The unit at the district attorney's office was created less than two years ago to combat what District Attorney Charles Hynes called a disturbing, often overlooked crime of sex trafficking in the United States. New York City is thought to play a role in the international trafficking trade, both as an entry point for smugglers from abroad and as a city where victims are put to work.
While other parts of the city have prosecutors who specialize in sex trafficking cases, the Brooklyn unit is unique for its dedicated staff that includes the social worker, and the social services aspect. A boutique hosted a clothing drive, and Avon recently donated bags full of toiletries for victims.
It's difficult to gauge how many victims are out there. Right now, the Brooklyn office is dealing with 31 indicted defendants, and that means multiple victims, including a 12-year-old girl lured into the trade and forced to perform oral sex and dance at seedy strip clubs for nearly a year. Authorities this week announced they had arrested a man they accused of being her pimp.

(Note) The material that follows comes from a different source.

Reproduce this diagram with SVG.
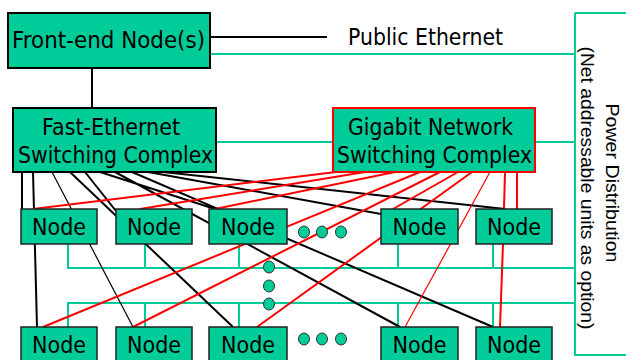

The U.S. government investigated more than 2,100 instances of suspected sex trafficking from January 2008 to June 2010, according to the federal statistics, which included exploitation of a child as well as adult prostitution. Hundreds of victims were identified.
But the crime is vastly underreported, and prosecution is slow.
Some victims are scared to come forward and may not know their legal rights. Industries into which people are trafficked are generally marginalized, and in the case of sex, illegal.
"Corruption and exploitation can really flourish because no one is looking," said Sienna Baskin, co-director of the Sex Workers Project, which offers legal help, social services, clothing and support for sex workers. "It's hidden, it's under the radar."
This year in New York City, there have been 35 arrests for sex trafficking, and 30 of those cases are still open, according to statistics from the state Division of Criminal Justice Services. It often takes longer than a year for cases to go to trial.
In the meantime, it's important for victims to know they have avenues for help, with or without the criminal justice system, Baskin said.
"We need to be supporting programs that are not law enforcement-focused. Law enforcement, their goal is to prosecute and convict, they may have a secondary goal of helping victims of crime, but it's not their primary goal."
In New York, sex trafficking was included in the penal code in 2008, and last year, former Gov. David Paterson signed a law allowing women to clear their names after prostitution arrests due to trafficking.
There is no one profile of a trafficked sex worker. The victims aren't necessarily all immigrants, or young, or female. Some are U.S. citizens, some are boys, some adults, all preyed upon by manipulative pimps and lured by promises of fancy clothes, or love and support. They share one major trait, Hersh said: They are vulnerable.
The 12-year-old's story was eventually uncovered by authorities who arrested 29-year-old Gary Whitfield and a suspected accomplice; both are being held on charges of sex trafficking and promoting prostitution. Whitfield's attorney didn't return a call seeking comment.
The 13-year-old had fled a New York group home when she met 21-year-old Kendale Judge. He promised her love and care but instead raped her, beat her and forced her into prostitution, prosecutors said. His Facebook page read: "Pimps don't cry, they slap that bitch and say get out there and grind."
After two months, she escaped and called 911, which led to arrests announced this week of Judge and an alleged accomplice. They were being held on charges including trafficking, rape and kidnapping. Judge's lawyer didn't return a call seeking comment.